|Hollywoodland||Dec 29 2011|
This issue of the tabloid Exposed, with cover stars Anita Ekberg, Tony Steel, Edward G. Robinson, Elvis Presley, and Elizabeth Taylor, has a rather pleasing color scheme, but the usual rumor-mongering and innuendo inside. The “true story” of Anita Ekberg’s sudden wedding to Tony Steel isn’t really all that scintillating. Steel had met Ekberg when they worked together on the British motion picture Storm Over the Nile, which was filmed in 1955 and released the last week of December. Steel was smitten from the moment he saw Ekberg. In fact, he was so in love with her that he decided to break his contract with the film production company The Rank Organisation and follow her to Hollywood. They married in the Palazzo Vecchio in Florence, Italy, on 22 May, 1956, in a civil ceremony that was open to the public (the couple had asked the city government to bar spectators from the event but the request had been denied).

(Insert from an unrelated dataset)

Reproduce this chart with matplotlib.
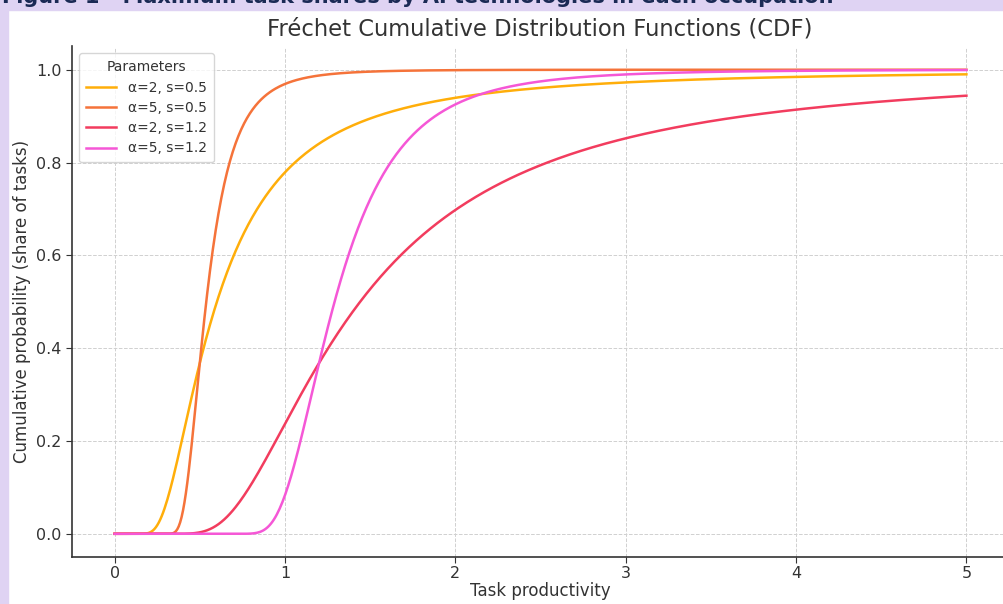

The press, however were restricted to a roped area just outside, which happened to be near a famous statue of David. According to several of the reporters present, when Ekberg passed by the nude sculpture after the ceremony she glanced up at its endowment and quipped, “My! Almost as big as Frank Sinatra’s.” You just knew Sinatra was involved in this somewhere, right? It’s like there were six or seven of him wandering around during the 1950s, so often does he pop up in other people’s personal business. Anyway, that statue of David—which is a copy of Michelangelo’s original masterpiece that stands in the Galleria dell’Accademia—has an incredibly small penis proportionate to the eighteen-foot-high body. At least, it seems small to us. Ahem. But we can assume Ekberg’s comment meant just the opposite, and concerned the non-proportionate size of the organ—i.e., quite a handful, taken on its own merits.
Now, should a bride really start married life with a public comment about another man’s dick? We think not, but we’re old-fashioned that way. Ekberg and Steel jetted off to Hollywood, where both hoped to expand their film careers. For Ekberg, that’s exactly what happened. But Steel struggled, possibly because of vitriol emanating from The Rank Organisation. He did find some work, but never attained the stature hecraved. In short order, his marriage to Ekberg was in trouble, their domestic woes either exacerbated by or rooted in his career problems. Either that or he never forgave her for that Sinatra comment. We kid, of course. Steel and Ekberg had serious difficulties, but Frankie wasn't one of them. In any case, in 1959 the couple divorced, and Tony Steel was pretty much yesterday’s news. Life goes on, after all, in the tabloids and in the world.